In the House, Democratic leaders struggled to win over rebellious moderates and conservative rank-and-file party members who are demanding changes. The dispute has forced Energy and Commerce Committee Chairman Henry Waxman, D-Calif., to postpone work on the legislation for three straight days while he negotiates with seven Democrats who are members of a group of fiscal conservatives called the Blue Dogs.
Waxman's committee is the last of three House panels trying to finish the $1.5 trillion, 10-year legislation that would create a government-run plan to compete with private insurance, increase taxes on the wealthy and require employers and individuals to get health insurance. While the taxes would be levied starting in 2011, the expansion of coverage wouldn't come until 2013 — after the next presidential election
House Speaker Nancy Pelosi, D-Calif., didn't rule out keeping lawmakers at work in August to get the bill done but said it might not be necessary.

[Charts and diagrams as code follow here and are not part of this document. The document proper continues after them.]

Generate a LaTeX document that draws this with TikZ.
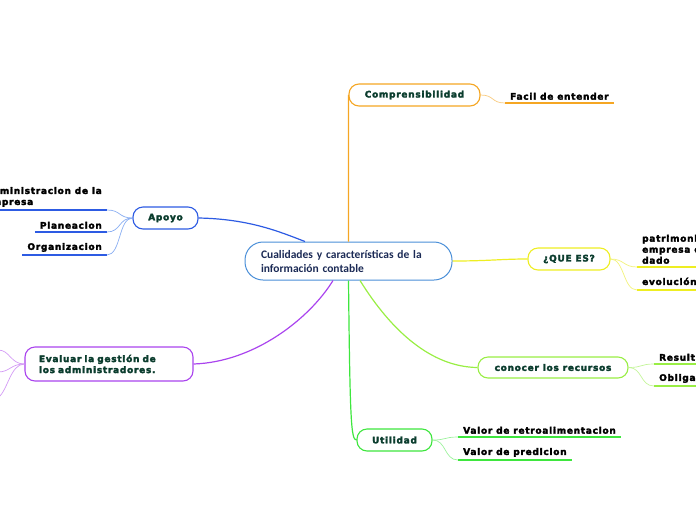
\documentclass[tikz,border=0pt]{standalone}
\usepackage{fontspec}
\usepackage{tikz}
\usetikzlibrary{positioning}

\newfontfamily\heavyfont{DejaVu Sans}[LetterSpace=8, BoldFeatures={FakeBold=3}]
\newfontfamily\centfont{Carlito}

\definecolor{dkgreen}{HTML}{0B3D2E}
\definecolor{navy}{HTML}{1B2A55}
\definecolor{cblue}{HTML}{4A8FD8}
\definecolor{mblue}{HTML}{2D5BE3}
\definecolor{lblue}{HTML}{8AAEF2}
\definecolor{orng}{HTML}{F5A623}
\definecolor{lorng}{HTML}{F8CB80}
\definecolor{yel}{HTML}{EEEE22}
\definecolor{lyel}{HTML}{F2F27A}
\definecolor{lgrn}{HTML}{99EE44}
\definecolor{llgrn}{HTML}{C4F59A}
\definecolor{grn}{HTML}{3EE63E}
\definecolor{lgrn2}{HTML}{9CF29C}
\definecolor{purp}{HTML}{AA44EE}
\definecolor{lpurp}{HTML}{D39AF5}

\begin{document}
\begin{tikzpicture}[x=1pt, y=-1pt,
    central/.style={rectangle, draw=cblue, line width=1pt, rounded corners=18pt, fill=white,
        minimum height=38pt, inner xsep=16pt, inner ysep=0pt, text width=175pt, align=left,
        text=navy, font=\centfont\bfseries\fontsize{11.5}{14}\selectfont},
    branch/.style={rectangle, draw, line width=1.1pt, rounded corners=10pt, fill=white,
        minimum height=22pt, inner sep=0pt, text=dkgreen,
        font=\heavyfont\bfseries\fontsize{9}{11}\selectfont},
    leaf/.style={inner xsep=5pt, inner ysep=3pt, text=black,
        font=\heavyfont\bfseries\fontsize{9}{11}\selectfont},
    main/.style={line width=1.2pt},
    thin/.style={line width=0.7pt},
    uline/.style={line width=1.5pt}
]
    \useasboundingbox (0,0) rectangle (696,520);

    % Centre
    \node[central] (cualidades) at (348.5,261) {Cualidades y características de la\\información contable};

    % Main topics
    \node[branch, draw=mblue, minimum width=65pt] (apoyo) at (165.5,218) {Apoyo};
    \node[branch, draw=purp, minimum width=168pt, minimum height=34pt, inner xsep=14pt,
        text width=140pt, align=left] (evaluar) at (109,364) {Evaluar la gestión de\\los administradores.};
    \node[branch, draw=orng, minimum width=131pt] (compr) at (414.5,95) {Comprensibilidad};
    \node[branch, draw=yel, minimum width=82pt] (quees) at (569,259) {¿QUE ES?};
    \node[branch, draw=lgrn, minimum width=150pt, minimum height=21pt] (conocer) at (553,367.5) {conocer los recursos};
    \node[branch, draw=grn, minimum width=75pt] (utilidad) at (394.5,440) {Utilidad};

    % Subtopics
    \node[leaf, anchor=south east, align=left] (admin) at (107,210) {Administracion de la\\empresa};
    \node[leaf, anchor=south east] (planeacion) at (107,232) {Planeacion};
    \node[leaf, anchor=south east] (organizacion) at (107,255) {Organizacion};
    \node[leaf, anchor=south west] (facil) at (505,103) {Facil de entender};
    \node[leaf, anchor=south west, align=left] (patrimonio) at (637,267) {patrimonio de la\\empresa en un momento\\dado};
    \node[leaf, anchor=south west] (evolucion) at (637,290) {evolución del patrimonio};
    \node[leaf, anchor=south west] (resultados) at (654,364) {Resultados};
    \node[leaf, anchor=south west] (obligaciones) at (654,386) {Obligaciones};
    \node[leaf, anchor=south west] (retro) at (458,437) {Valor de retroalimentacion};
    \node[leaf, anchor=south west] (predicion) at (458,460) {Valor de predicion};

    % Off-page ends
    \coordinate (ev1) at (-2,350);
    \coordinate (ev2) at (-2,372);
    \coordinate (ev3) at (-2,398);

    % Underlines
    \draw[uline, mblue] ([xshift=-20pt]admin.south west) -- (admin.south east);
    \draw[uline, mblue] (planeacion.south west) -- (planeacion.south east);
    \draw[uline, mblue] (organizacion.south west) -- (organizacion.south east);
    \draw[uline, orng] (facil.south west) -- (facil.south east);
    \draw[uline, yel] (patrimonio.south west) -- (patrimonio.south east);
    \draw[uline, yel] (evolucion.south west) -- (evolucion.south east);
    \draw[uline, lgrn] (resultados.south west) -- (resultados.south east);
    \draw[uline, lgrn] (obligaciones.south west) -- (obligaciones.south east);
    \draw[uline, grn] (retro.south west) -- (retro.south east);
    \draw[uline, grn] (predicion.south west) -- (predicion.south east);

    % Main connectors
    \draw[main, mblue] (apoyo.east) .. controls (250,219) and (280,232) .. ([xshift=-43.5pt]cualidades.north);
    \draw[main, purp] ([xshift=-15.5pt]cualidades.south) .. controls (310,318) and (255,362) .. (evaluar.east);
    \draw[main, orng] (cualidades.north) .. controls (348.5,160) and (348.5,100) .. (compr.west);
    \draw[main, yel] (cualidades.east) .. controls (490,261) and (500,259) .. (quees.west);
    \draw[main, lgrn] ([xshift=11.5pt]cualidades.south) .. controls (392,332) and (432,367) .. (conocer.west);
    \draw[main, grn] (cualidades.south) .. controls (350,420) and (351,440) .. (utilidad.west);

    % Sub connectors
    \draw[thin, lblue] (apoyo.west) .. controls +(-14,0) and +(14,0) .. (admin.south east);
    \draw[thin, lblue] (apoyo.west) .. controls +(-14,0) and +(14,0) .. (planeacion.south east);
    \draw[thin, lblue] (apoyo.west) .. controls +(-14,0) and +(14,0) .. (organizacion.south east);
    \draw[thin, lpurp] (evaluar.west) .. controls +(-14,0) and +(12,0) .. (ev1);
    \draw[thin, lpurp] (evaluar.west) .. controls +(-14,0) and +(12,0) .. (ev2);
    \draw[thin, lpurp] (evaluar.west) .. controls +(-14,0) and +(10,-8) .. (ev3);
    \draw[thin, lorng] (compr.east) .. controls +(14,0) and +(-14,0) .. (facil.south west);
    \draw[thin, lyel] (quees.east) .. controls +(14,0) and +(-14,0) .. (patrimonio.south west);
    \draw[thin, lyel] (quees.east) .. controls +(14,0) and +(-14,0) .. (evolucion.south west);
    \draw[thin, llgrn] (conocer.east) .. controls +(14,0) and +(-14,0) .. (resultados.south west);
    \draw[thin, llgrn] (conocer.east) .. controls +(14,0) and +(-14,0) .. (obligaciones.south west);
    \draw[thin, lgrn2] (utilidad.east) .. controls +(14,0) and +(-14,0) .. (retro.south west);
    \draw[thin, lgrn2] (utilidad.east) .. controls +(14,0) and +(-14,0) .. (predicion.south west);
\end{tikzpicture}
\end{document}
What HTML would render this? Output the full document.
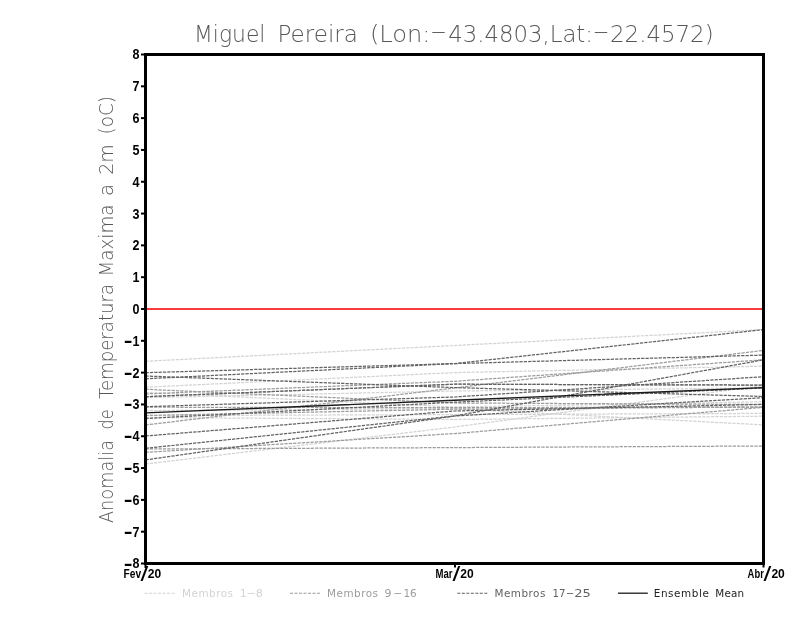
<!DOCTYPE html>
<html lang="pt">
<head>
<meta charset="utf-8">
<title>Miguel Pereira (Lon:-43.4803,Lat:-22.4572)</title>
<style>
html,body{margin:0;padding:0;background:#fff;}
body{width:800px;height:618px;overflow:hidden;}
svg{display:block;will-change:transform;}
text{font-family:"Liberation Sans",sans-serif;}
.thin{font-family:"DejaVu Sans Light","DejaVu Sans","Liberation Sans",sans-serif;font-weight:200;fill:#575757;}
.leg text{font-family:"DejaVu Sans","Liberation Sans",sans-serif;}
.ylab text{font-weight:bold;font-size:14.4px;fill:#000;}
.xlab text{font-weight:bold;font-size:13.6px;fill:#000;}
.members polyline{fill:none;stroke-width:1.25;stroke-dasharray:3.25 1.1;}
</style>
</head>
<body>
<svg width="800" height="618" viewBox="0 0 800 618">
<rect width="800" height="618" fill="#fff"/>
<g style="opacity:0.999">

<!-- title -->
<text class="thin" y="41.8" font-size="23.8" lengthAdjust="spacingAndGlyphs"><tspan x="194.0" y="41.8" textLength="71.4" lengthAdjust="spacingAndGlyphs">Miguel</tspan> <tspan x="277.4" y="41.8" textLength="80.6" lengthAdjust="spacingAndGlyphs">Pereira</tspan> <tspan x="369.9" y="41.8" textLength="60.6" lengthAdjust="spacingAndGlyphs">(Lon:</tspan><tspan x="430.0" y="38.8" textLength="17.0" lengthAdjust="spacingAndGlyphs">-</tspan><tspan x="448.2" y="41.8" textLength="144.8" lengthAdjust="spacingAndGlyphs">43.4803,Lat:</tspan><tspan x="592.4" y="38.8" textLength="17.0" lengthAdjust="spacingAndGlyphs">-</tspan><tspan x="610.0" y="41.8" textLength="103.6" lengthAdjust="spacingAndGlyphs">22.4572)</tspan></text>

<!-- y axis title -->
<text class="thin" transform="rotate(-90)" font-size="19.4" lengthAdjust="spacingAndGlyphs"><tspan x="-523.0" y="113.2" textLength="83.0" lengthAdjust="spacingAndGlyphs">Anomalia</tspan> <tspan x="-429.5" y="113.2" textLength="20.0" lengthAdjust="spacingAndGlyphs">de</tspan> <tspan x="-399.0" y="113.2" textLength="115.0" lengthAdjust="spacingAndGlyphs">Temperatura</tspan> <tspan x="-276.5" y="113.2" textLength="72.0" lengthAdjust="spacingAndGlyphs">Maxima</tspan> <tspan x="-196.0" y="113.2" textLength="12.0" lengthAdjust="spacingAndGlyphs">a</tspan> <tspan x="-174.8" y="113.2" textLength="30.5" lengthAdjust="spacingAndGlyphs">2m</tspan> <tspan x="-134.5" y="113.2" textLength="38.5" lengthAdjust="spacingAndGlyphs">(oC)</tspan></text>

<!-- ensemble members -->
<g class="members">
<polyline points="145.5,361.3 454.5,345.5 763.5,329.6" stroke="#d3d3d3"/>
<polyline points="145.5,387.2 454.5,372.6 763.5,366.2" stroke="#d3d3d3"/>
<polyline points="145.5,392.5 454.5,407.0 763.5,401.8" stroke="#d3d3d3"/>
<polyline points="145.5,397.6 454.5,391.0 763.5,388.0" stroke="#d3d3d3"/>
<polyline points="145.5,417.5 454.5,419.5 763.5,416.2" stroke="#d3d3d3"/>
<polyline points="145.5,464.0 454.5,427.0 763.5,385.5" stroke="#d3d3d3"/>
<polyline points="145.5,415.6 454.5,414.6 763.5,413.4" stroke="#d3d3d3"/>
<polyline points="145.5,410.6 454.5,408.6 763.5,424.9" stroke="#d3d3d3"/>
<polyline points="145.5,425.0 454.5,388.0 763.5,350.4" stroke="#9c9c9c"/>
<polyline points="145.5,393.9 454.5,381.3 763.5,359.8" stroke="#9c9c9c"/>
<polyline points="145.5,389.3 454.5,403.0 763.5,404.5" stroke="#9c9c9c"/>
<polyline points="145.5,407.2 454.5,407.7 763.5,407.0" stroke="#9c9c9c"/>
<polyline points="145.5,449.0 454.5,447.6 763.5,446.0" stroke="#9c9c9c"/>
<polyline points="145.5,452.3 454.5,433.6 763.5,407.3" stroke="#9c9c9c"/>
<polyline points="145.5,415.5 454.5,409.2 763.5,407.0" stroke="#9c9c9c"/>
<polyline points="145.5,396.7 454.5,384.2 763.5,385.1" stroke="#9c9c9c"/>
<polyline points="145.5,372.7 454.5,363.6 763.5,355.1" stroke="#626262"/>
<polyline points="145.5,378.8 454.5,363.6 763.5,329.6" stroke="#626262"/>
<polyline points="145.5,376.0 454.5,387.6 763.5,396.5" stroke="#626262"/>
<polyline points="145.5,396.7 454.5,384.2 763.5,385.1" stroke="#626262"/>
<polyline points="145.5,406.7 454.5,397.0 763.5,376.7" stroke="#626262"/>
<polyline points="145.5,418.5 454.5,402.2 763.5,388.0" stroke="#626262"/>
<polyline points="145.5,436.0 454.5,411.0 763.5,404.4" stroke="#626262"/>
<polyline points="145.5,448.3 454.5,416.0 763.5,397.6" stroke="#626262"/>
<polyline points="145.5,459.9 454.5,416.0 763.5,359.8" stroke="#626262"/>
</g>

<!-- zero line -->
<line x1="146" x2="764" y1="309" y2="309" stroke="#fa3c3c" stroke-width="2"/>

<!-- ensemble mean -->
<polyline points="145.5,412.9 454.5,400.3 763.5,387.6" fill="none" stroke="#1a1a1a" stroke-width="1.4"/>

<!-- frame -->
<rect x="145.5" y="54.5" width="618" height="509" fill="none" stroke="#000" stroke-width="3"/>

<!-- ticks -->
<g stroke="#000" stroke-width="2">
<line x1="141" x2="145" y1="563.50" y2="563.50"/>
<line x1="141" x2="145" y1="531.69" y2="531.69"/>
<line x1="141" x2="145" y1="499.88" y2="499.88"/>
<line x1="141" x2="145" y1="468.06" y2="468.06"/>
<line x1="141" x2="145" y1="436.25" y2="436.25"/>
<line x1="141" x2="145" y1="404.44" y2="404.44"/>
<line x1="141" x2="145" y1="372.62" y2="372.62"/>
<line x1="141" x2="145" y1="340.81" y2="340.81"/>
<line x1="141" x2="145" y1="309.00" y2="309.00"/>
<line x1="141" x2="145" y1="277.19" y2="277.19"/>
<line x1="141" x2="145" y1="245.38" y2="245.38"/>
<line x1="141" x2="145" y1="213.56" y2="213.56"/>
<line x1="141" x2="145" y1="181.75" y2="181.75"/>
<line x1="141" x2="145" y1="149.94" y2="149.94"/>
<line x1="141" x2="145" y1="118.12" y2="118.12"/>
<line x1="141" x2="145" y1="86.31" y2="86.31"/>
<line x1="141" x2="145" y1="54.50" y2="54.50"/>
<line x1="145.5" x2="145.5" y1="564" y2="568"/>
<line x1="455" x2="455" y1="564" y2="567.5"/>
<line x1="763.5" x2="763.5" y1="564" y2="567.5"/>
</g>

<!-- y tick labels -->
<g class="ylab">
<text x="123.7" y="568.45"><tspan dy="1.1" font-size="17.5" textLength="8.8" lengthAdjust="spacingAndGlyphs">-</tspan><tspan dy="-1.1" textLength="7.0" lengthAdjust="spacingAndGlyphs">8</tspan></text>
<text x="123.7" y="536.64"><tspan dy="1.1" font-size="17.5" textLength="8.8" lengthAdjust="spacingAndGlyphs">-</tspan><tspan dy="-1.1" textLength="7.0" lengthAdjust="spacingAndGlyphs">7</tspan></text>
<text x="123.7" y="504.82"><tspan dy="1.1" font-size="17.5" textLength="8.8" lengthAdjust="spacingAndGlyphs">-</tspan><tspan dy="-1.1" textLength="7.0" lengthAdjust="spacingAndGlyphs">6</tspan></text>
<text x="123.7" y="473.01"><tspan dy="1.1" font-size="17.5" textLength="8.8" lengthAdjust="spacingAndGlyphs">-</tspan><tspan dy="-1.1" textLength="7.0" lengthAdjust="spacingAndGlyphs">5</tspan></text>
<text x="123.7" y="441.20"><tspan dy="1.1" font-size="17.5" textLength="8.8" lengthAdjust="spacingAndGlyphs">-</tspan><tspan dy="-1.1" textLength="7.0" lengthAdjust="spacingAndGlyphs">4</tspan></text>
<text x="123.7" y="409.39"><tspan dy="1.1" font-size="17.5" textLength="8.8" lengthAdjust="spacingAndGlyphs">-</tspan><tspan dy="-1.1" textLength="7.0" lengthAdjust="spacingAndGlyphs">3</tspan></text>
<text x="123.7" y="377.57"><tspan dy="1.1" font-size="17.5" textLength="8.8" lengthAdjust="spacingAndGlyphs">-</tspan><tspan dy="-1.1" textLength="7.0" lengthAdjust="spacingAndGlyphs">2</tspan></text>
<text x="123.7" y="345.76"><tspan dy="1.1" font-size="17.5" textLength="8.8" lengthAdjust="spacingAndGlyphs">-</tspan><tspan dy="-1.1" textLength="7.0" lengthAdjust="spacingAndGlyphs">1</tspan></text>
<text x="132.5" y="313.95" textLength="7.0" lengthAdjust="spacingAndGlyphs">0</text>
<text x="132.5" y="282.14" textLength="7.0" lengthAdjust="spacingAndGlyphs">1</text>
<text x="132.5" y="250.32" textLength="7.0" lengthAdjust="spacingAndGlyphs">2</text>
<text x="132.5" y="218.51" textLength="7.0" lengthAdjust="spacingAndGlyphs">3</text>
<text x="132.5" y="186.70" textLength="7.0" lengthAdjust="spacingAndGlyphs">4</text>
<text x="132.5" y="154.89" textLength="7.0" lengthAdjust="spacingAndGlyphs">5</text>
<text x="132.5" y="123.08" textLength="7.0" lengthAdjust="spacingAndGlyphs">6</text>
<text x="132.5" y="91.26" textLength="7.0" lengthAdjust="spacingAndGlyphs">7</text>
<text x="132.5" y="59.45" textLength="7.0" lengthAdjust="spacingAndGlyphs">8</text>
</g>

<!-- x tick labels -->
<g class="xlab">
<text y="577.6"><tspan x="123.6" textLength="17.6" lengthAdjust="spacingAndGlyphs">Fev</tspan><tspan x="140.6" dy="2.9" font-size="20" font-weight="normal" textLength="7.8" lengthAdjust="spacingAndGlyphs">/</tspan><tspan x="147.8" dy="-2.9" textLength="13.4" lengthAdjust="spacingAndGlyphs">20</tspan></text>
<text y="577.6"><tspan x="435.6" textLength="17.0" lengthAdjust="spacingAndGlyphs">Mar</tspan><tspan x="452.6" dy="2.9" font-size="20" font-weight="normal" textLength="7.8" lengthAdjust="spacingAndGlyphs">/</tspan><tspan x="460.2" dy="-2.9" textLength="13.4" lengthAdjust="spacingAndGlyphs">20</tspan></text>
<text y="577.6"><tspan x="747.6" textLength="16.2" lengthAdjust="spacingAndGlyphs">Abr</tspan><tspan x="763.6" dy="2.9" font-size="20" font-weight="normal" textLength="7.8" lengthAdjust="spacingAndGlyphs">/</tspan><tspan x="771.4" dy="-2.9" textLength="13.4" lengthAdjust="spacingAndGlyphs">20</tspan></text>
</g>

<!-- legend -->
<g fill="none" stroke-width="1.15">
<line x1="144.5" x2="174.5" y1="593.2" y2="593.2" stroke="#d3d3d3" stroke-dasharray="3 1.5"/>
<line x1="290" x2="320" y1="593.2" y2="593.2" stroke="#9c9c9c" stroke-dasharray="3 1.5"/>
<line x1="457.3" x2="487.3" y1="593.2" y2="593.2" stroke="#626262" stroke-dasharray="3 1.5"/>
<line x1="618" x2="647.8" y1="593.2" y2="593.2" stroke="#1a1a1a" stroke-width="1.3"/>
</g>
<g class="leg" font-size="10.4">
<text y="596.7" fill="#d3d3d3"><tspan x="182.0" textLength="51.0" lengthAdjust="spacing">Membros</tspan> <tspan x="240.0" textLength="6.6" lengthAdjust="spacingAndGlyphs">1</tspan><tspan dy="-1.2" x="246.4" textLength="9.0" lengthAdjust="spacingAndGlyphs">-</tspan><tspan dy="1.2" x="255.8" textLength="7.2" lengthAdjust="spacingAndGlyphs">8</tspan></text>
<text y="596.7" fill="#9c9c9c"><tspan x="327.0" textLength="51.0" lengthAdjust="spacing">Membros</tspan> <tspan x="384.6" textLength="7.0" lengthAdjust="spacingAndGlyphs">9</tspan><tspan dy="-1.2" x="393.2" textLength="9.0" lengthAdjust="spacingAndGlyphs">-</tspan><tspan dy="1.2" x="403.4" textLength="13.4" lengthAdjust="spacingAndGlyphs">16</tspan></text>
<text y="596.7" fill="#626262"><tspan x="494.4" textLength="51.0" lengthAdjust="spacing">Membros</tspan> <tspan x="552.6" textLength="13.0" lengthAdjust="spacingAndGlyphs">17</tspan><tspan dy="-1.2" x="565.8" textLength="8.6" lengthAdjust="spacingAndGlyphs">-</tspan><tspan dy="1.2" x="574.2" textLength="16.6" lengthAdjust="spacingAndGlyphs">25</tspan></text>
<text y="596.7" fill="#1e1e1e"><tspan x="653.8" textLength="55.0" lengthAdjust="spacing">Ensemble</tspan> <tspan x="715.2" textLength="29.0" lengthAdjust="spacing">Mean</tspan></text>
</g>
</g>
</svg>
</body>
</html>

"I'm not afraid of August. It's a month," Pelosi said. "What I am interested in is the sooner the better to pass health care for the American people."
"We will take the bill to the floor when it is ready and when it is ready we will have the votes to pass it," Pelosi declared.
Hours of talks that included administration officials produced no resolution. House leaders could go around the committee and its reluctant conservative Democrats and take the bill directly to the floor, but leaders said they didn't want to take such a drastic step. "I don't want to do that," Pelosi said.
Underscoring the deep divisions among Democrats, members of the Congressional Black Caucus said that Obama and the leadership were making too many concessions to conservative Democrats. They requested a meeting with Obama.